▶ Challenge
Take the lines from the one with "Give me the matplotlib source for this chart." through the one with "fig.patch.set_facecolor('white')", both ends kept, and reproduce them exactly without the pictures.

(Entries with chart source code)

##############################

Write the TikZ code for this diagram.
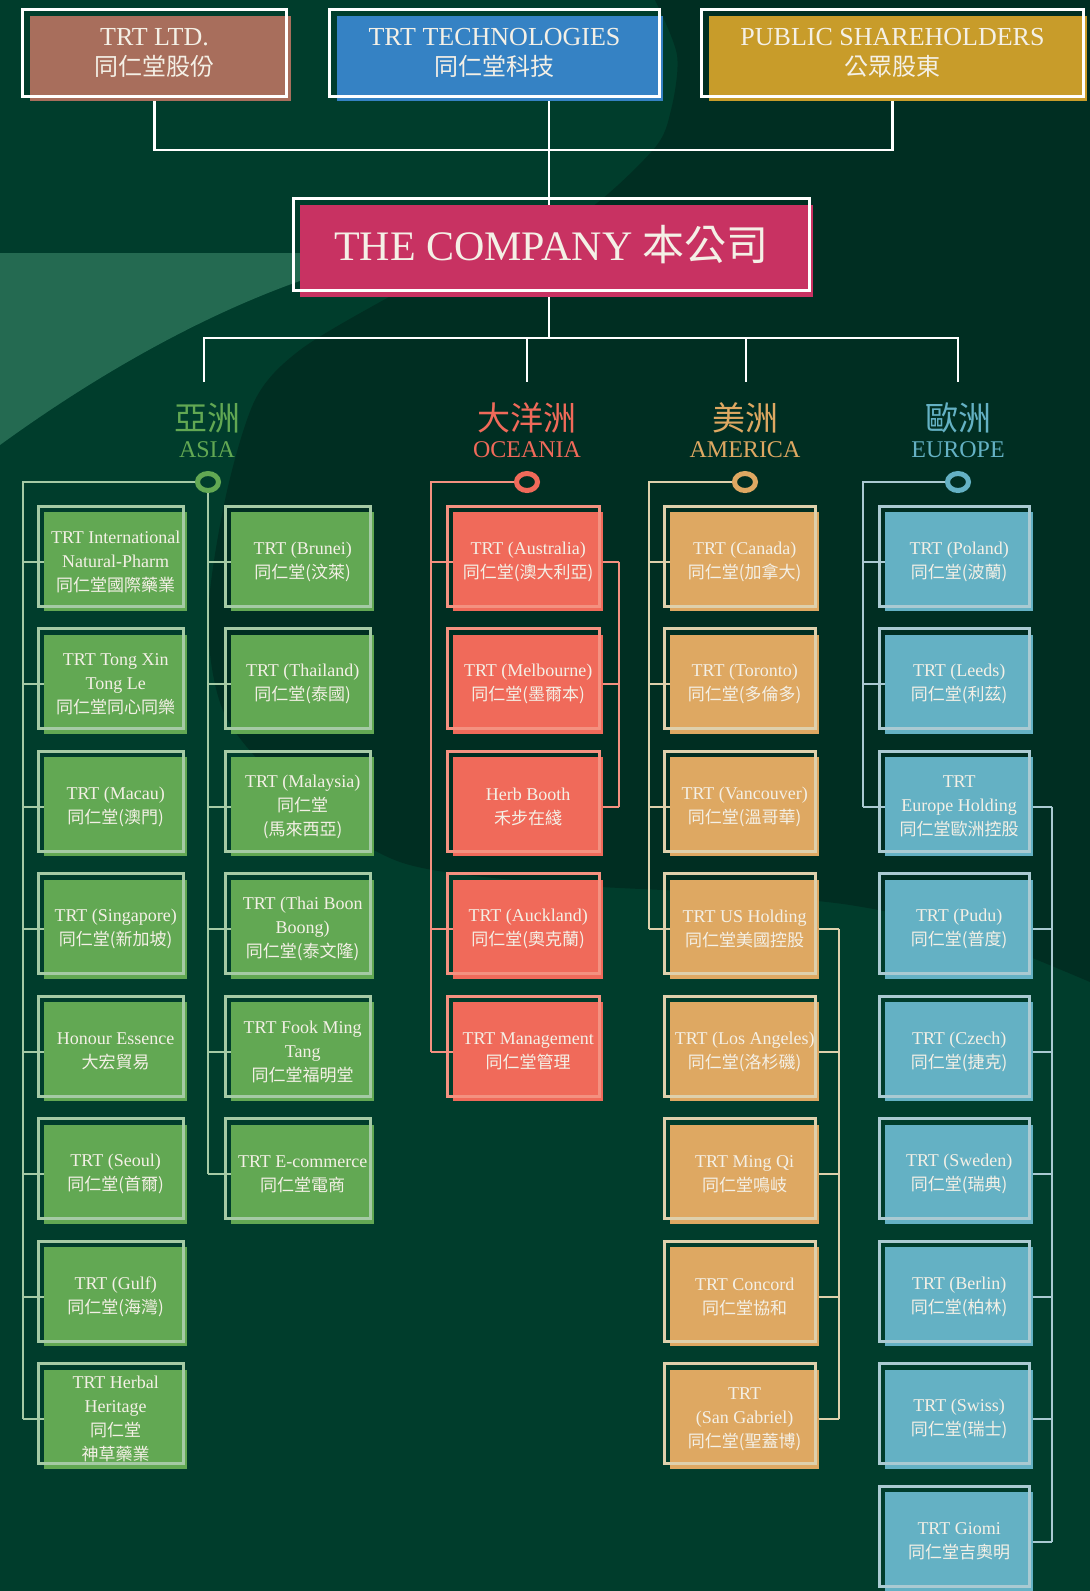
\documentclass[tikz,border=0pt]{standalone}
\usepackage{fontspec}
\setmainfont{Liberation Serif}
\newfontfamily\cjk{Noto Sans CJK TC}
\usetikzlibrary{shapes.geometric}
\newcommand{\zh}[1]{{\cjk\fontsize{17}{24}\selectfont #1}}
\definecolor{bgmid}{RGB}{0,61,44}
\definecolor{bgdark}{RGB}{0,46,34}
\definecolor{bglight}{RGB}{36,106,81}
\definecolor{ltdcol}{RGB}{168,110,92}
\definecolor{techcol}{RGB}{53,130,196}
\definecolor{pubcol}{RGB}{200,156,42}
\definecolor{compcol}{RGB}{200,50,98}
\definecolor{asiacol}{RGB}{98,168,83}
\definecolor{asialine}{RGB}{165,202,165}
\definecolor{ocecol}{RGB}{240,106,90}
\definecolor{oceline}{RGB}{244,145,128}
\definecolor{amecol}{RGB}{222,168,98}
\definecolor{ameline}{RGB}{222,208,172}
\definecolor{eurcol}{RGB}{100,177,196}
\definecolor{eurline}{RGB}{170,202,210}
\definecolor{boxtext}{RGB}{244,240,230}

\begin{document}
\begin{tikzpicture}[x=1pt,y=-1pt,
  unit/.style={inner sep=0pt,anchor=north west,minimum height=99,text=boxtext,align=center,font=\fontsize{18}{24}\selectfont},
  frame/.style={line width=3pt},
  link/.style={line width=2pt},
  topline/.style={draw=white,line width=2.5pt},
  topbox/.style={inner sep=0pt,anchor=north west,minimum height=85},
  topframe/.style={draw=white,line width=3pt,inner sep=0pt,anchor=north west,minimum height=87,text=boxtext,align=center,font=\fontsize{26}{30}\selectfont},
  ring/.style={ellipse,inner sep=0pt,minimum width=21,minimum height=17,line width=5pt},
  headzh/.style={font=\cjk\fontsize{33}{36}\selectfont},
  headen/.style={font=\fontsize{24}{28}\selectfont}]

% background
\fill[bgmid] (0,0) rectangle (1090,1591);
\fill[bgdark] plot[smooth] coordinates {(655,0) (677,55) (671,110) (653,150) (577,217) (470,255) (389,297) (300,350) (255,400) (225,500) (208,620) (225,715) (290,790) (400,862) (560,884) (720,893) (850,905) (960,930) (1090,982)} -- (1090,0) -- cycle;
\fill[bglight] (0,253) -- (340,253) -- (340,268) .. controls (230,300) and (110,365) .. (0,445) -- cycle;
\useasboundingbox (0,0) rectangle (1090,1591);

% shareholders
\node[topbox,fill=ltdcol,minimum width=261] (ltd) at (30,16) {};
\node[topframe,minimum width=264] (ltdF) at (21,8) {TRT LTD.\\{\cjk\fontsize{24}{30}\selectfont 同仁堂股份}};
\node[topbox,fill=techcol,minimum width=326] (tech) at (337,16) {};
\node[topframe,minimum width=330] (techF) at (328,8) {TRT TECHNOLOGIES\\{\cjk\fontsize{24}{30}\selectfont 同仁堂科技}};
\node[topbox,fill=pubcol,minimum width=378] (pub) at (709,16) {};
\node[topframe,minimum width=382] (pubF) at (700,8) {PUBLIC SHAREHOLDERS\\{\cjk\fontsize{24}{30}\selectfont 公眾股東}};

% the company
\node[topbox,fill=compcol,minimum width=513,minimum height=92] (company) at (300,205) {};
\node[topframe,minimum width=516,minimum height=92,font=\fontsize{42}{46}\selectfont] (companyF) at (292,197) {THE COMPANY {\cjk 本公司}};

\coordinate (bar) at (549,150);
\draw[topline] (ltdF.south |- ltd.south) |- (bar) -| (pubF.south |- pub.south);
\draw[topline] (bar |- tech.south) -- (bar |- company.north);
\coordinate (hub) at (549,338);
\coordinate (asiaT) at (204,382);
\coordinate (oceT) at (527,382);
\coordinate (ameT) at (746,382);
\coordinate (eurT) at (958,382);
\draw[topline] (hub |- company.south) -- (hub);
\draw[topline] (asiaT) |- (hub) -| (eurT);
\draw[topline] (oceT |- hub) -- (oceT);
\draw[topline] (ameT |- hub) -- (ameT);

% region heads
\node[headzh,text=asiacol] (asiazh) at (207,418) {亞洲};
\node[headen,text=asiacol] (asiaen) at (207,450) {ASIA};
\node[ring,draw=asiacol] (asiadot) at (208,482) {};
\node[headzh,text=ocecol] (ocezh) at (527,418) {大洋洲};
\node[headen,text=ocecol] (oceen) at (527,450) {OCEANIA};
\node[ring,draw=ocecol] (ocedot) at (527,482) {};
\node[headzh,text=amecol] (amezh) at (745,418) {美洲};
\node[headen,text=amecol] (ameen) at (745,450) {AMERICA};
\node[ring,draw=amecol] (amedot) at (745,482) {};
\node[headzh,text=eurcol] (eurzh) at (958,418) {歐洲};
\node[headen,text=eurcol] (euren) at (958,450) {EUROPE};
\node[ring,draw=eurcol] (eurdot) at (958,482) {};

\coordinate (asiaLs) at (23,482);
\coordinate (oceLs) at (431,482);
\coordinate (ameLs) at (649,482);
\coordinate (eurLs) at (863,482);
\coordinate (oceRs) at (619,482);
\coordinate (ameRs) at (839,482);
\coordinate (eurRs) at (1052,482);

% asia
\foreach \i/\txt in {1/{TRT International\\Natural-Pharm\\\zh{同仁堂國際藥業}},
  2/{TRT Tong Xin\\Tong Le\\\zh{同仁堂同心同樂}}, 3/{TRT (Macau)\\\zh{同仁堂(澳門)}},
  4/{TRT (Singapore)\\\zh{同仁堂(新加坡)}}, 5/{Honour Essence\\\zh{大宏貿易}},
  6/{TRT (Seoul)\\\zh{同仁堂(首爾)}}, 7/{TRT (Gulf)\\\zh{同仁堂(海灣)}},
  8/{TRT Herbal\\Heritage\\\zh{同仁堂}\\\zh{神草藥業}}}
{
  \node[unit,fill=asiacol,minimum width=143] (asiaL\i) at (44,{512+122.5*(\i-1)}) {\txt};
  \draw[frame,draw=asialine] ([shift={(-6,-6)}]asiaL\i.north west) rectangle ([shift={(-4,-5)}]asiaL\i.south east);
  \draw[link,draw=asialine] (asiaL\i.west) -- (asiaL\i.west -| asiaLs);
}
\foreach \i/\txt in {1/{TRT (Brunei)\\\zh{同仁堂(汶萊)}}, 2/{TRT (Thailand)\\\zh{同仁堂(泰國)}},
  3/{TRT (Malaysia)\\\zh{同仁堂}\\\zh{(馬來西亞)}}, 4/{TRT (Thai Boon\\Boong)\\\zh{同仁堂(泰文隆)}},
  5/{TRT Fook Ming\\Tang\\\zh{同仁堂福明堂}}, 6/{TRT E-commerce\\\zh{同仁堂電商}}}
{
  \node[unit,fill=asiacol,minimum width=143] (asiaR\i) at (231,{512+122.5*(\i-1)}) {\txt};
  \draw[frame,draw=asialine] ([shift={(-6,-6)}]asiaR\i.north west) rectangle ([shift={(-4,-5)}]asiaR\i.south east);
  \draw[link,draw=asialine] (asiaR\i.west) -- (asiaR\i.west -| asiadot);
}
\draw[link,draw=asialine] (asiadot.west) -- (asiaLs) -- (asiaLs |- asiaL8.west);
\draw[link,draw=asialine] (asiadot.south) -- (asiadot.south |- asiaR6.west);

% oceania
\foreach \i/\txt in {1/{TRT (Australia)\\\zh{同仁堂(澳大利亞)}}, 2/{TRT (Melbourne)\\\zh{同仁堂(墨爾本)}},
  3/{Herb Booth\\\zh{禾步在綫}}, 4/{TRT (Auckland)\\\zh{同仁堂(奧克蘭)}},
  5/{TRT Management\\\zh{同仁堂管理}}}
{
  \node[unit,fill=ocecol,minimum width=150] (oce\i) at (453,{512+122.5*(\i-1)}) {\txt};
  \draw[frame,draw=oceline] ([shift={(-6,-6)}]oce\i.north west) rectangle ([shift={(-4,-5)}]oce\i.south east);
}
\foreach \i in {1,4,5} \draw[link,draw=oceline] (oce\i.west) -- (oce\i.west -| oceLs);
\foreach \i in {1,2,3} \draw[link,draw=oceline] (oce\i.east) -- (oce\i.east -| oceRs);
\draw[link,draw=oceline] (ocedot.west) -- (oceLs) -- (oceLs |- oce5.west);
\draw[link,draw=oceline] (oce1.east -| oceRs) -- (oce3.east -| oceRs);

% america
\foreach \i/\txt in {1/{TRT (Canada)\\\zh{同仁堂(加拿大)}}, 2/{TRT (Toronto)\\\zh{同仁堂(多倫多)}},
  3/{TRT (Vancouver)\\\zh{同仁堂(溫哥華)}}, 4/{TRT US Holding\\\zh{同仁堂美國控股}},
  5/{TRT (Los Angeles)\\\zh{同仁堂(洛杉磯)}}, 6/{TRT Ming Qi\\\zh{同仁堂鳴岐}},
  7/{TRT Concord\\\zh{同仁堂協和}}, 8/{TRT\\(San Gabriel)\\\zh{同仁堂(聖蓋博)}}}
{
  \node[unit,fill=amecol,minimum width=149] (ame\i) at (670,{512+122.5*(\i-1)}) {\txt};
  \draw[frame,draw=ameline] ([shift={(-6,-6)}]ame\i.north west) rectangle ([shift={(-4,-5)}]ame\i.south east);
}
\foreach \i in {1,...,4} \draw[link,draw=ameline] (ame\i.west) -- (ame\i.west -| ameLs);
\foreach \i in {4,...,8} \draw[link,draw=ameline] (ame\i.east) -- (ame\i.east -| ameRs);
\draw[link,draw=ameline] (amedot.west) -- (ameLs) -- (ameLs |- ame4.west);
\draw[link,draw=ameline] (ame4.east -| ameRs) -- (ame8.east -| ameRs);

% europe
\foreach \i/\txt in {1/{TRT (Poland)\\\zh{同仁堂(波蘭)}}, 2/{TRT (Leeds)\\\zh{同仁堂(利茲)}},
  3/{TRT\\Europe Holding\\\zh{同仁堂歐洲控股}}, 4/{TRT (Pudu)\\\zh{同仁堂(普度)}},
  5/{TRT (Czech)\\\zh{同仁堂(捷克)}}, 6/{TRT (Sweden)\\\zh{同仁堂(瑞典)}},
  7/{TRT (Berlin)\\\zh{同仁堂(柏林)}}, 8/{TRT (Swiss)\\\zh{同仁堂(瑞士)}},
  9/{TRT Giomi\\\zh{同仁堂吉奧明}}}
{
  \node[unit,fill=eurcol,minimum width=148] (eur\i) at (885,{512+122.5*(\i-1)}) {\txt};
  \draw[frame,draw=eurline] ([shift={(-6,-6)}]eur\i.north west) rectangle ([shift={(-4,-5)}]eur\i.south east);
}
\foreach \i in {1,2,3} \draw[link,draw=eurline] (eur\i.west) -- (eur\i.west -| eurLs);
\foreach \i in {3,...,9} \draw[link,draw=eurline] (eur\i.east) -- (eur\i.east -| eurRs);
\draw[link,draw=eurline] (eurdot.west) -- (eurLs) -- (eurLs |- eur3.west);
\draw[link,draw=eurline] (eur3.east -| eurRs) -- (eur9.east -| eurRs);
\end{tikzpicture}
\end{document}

##############################

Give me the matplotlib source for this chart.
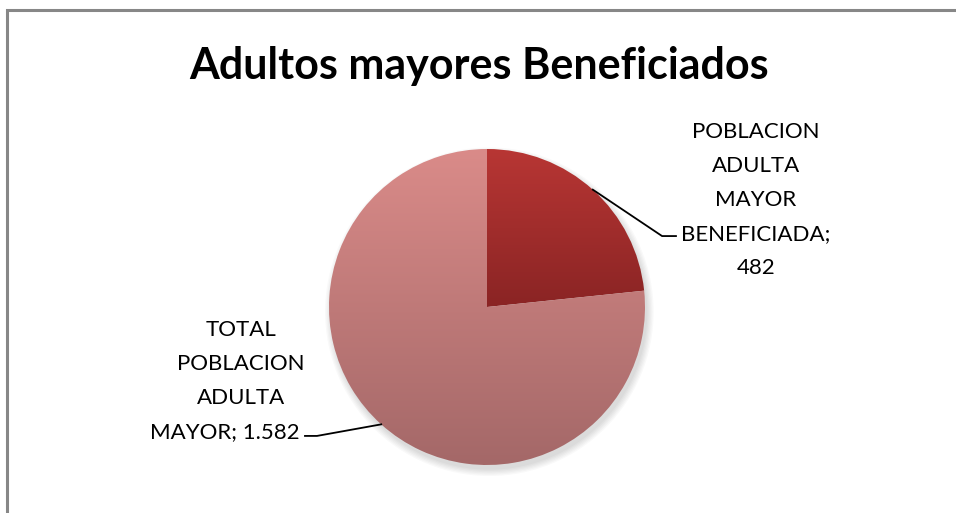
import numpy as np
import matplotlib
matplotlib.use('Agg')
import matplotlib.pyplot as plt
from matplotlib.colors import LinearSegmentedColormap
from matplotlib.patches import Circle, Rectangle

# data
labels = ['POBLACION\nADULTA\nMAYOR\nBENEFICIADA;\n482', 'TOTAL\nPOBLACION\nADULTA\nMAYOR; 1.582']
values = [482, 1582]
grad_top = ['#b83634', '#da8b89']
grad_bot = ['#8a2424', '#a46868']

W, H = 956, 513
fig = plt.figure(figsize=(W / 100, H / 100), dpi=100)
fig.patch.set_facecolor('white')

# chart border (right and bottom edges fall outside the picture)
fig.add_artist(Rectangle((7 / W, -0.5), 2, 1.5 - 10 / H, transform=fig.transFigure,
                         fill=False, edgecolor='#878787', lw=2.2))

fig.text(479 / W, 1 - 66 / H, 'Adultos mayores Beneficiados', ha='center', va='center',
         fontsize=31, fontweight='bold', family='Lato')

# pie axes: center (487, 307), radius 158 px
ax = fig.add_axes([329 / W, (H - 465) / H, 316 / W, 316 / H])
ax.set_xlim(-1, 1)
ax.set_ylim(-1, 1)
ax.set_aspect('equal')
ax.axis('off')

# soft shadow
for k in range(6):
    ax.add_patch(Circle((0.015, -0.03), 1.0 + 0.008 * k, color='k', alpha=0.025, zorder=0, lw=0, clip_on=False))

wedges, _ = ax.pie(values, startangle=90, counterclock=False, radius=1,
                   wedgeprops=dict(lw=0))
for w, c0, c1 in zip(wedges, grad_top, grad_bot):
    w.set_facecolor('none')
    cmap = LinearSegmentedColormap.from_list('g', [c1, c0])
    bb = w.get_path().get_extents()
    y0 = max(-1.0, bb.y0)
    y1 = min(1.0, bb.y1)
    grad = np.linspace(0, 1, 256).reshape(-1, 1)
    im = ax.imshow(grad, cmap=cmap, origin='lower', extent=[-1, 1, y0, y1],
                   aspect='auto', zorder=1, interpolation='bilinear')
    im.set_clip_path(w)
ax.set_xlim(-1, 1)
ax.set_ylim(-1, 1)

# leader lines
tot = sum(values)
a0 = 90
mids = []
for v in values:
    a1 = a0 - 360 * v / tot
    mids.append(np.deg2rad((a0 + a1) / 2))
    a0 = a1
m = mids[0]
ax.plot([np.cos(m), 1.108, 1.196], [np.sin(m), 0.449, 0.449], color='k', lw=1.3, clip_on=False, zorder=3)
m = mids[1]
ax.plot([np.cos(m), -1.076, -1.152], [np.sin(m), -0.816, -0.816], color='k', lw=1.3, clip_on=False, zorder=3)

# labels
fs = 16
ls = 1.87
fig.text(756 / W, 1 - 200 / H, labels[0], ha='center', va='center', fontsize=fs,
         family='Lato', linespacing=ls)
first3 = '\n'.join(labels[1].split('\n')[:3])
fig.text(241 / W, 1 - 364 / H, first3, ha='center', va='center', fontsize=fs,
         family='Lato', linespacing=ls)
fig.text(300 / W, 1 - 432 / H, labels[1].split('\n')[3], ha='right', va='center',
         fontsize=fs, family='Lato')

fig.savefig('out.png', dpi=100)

##############################

▶ Correct output
Give me the matplotlib source for this chart.
import numpy as np
import matplotlib
matplotlib.use('Agg')
import matplotlib.pyplot as plt
from matplotlib.colors import LinearSegmentedColormap
from matplotlib.patches import Circle, Rectangle

# data
labels = ['POBLACION\nADULTA\nMAYOR\nBENEFICIADA;\n482', 'TOTAL\nPOBLACION\nADULTA\nMAYOR; 1.582']
values = [482, 1582]
grad_top = ['#b83634', '#da8b89']
grad_bot = ['#8a2424', '#a46868']

W, H = 956, 513
fig = plt.figure(figsize=(W / 100, H / 100), dpi=100)
fig.patch.set_facecolor('white')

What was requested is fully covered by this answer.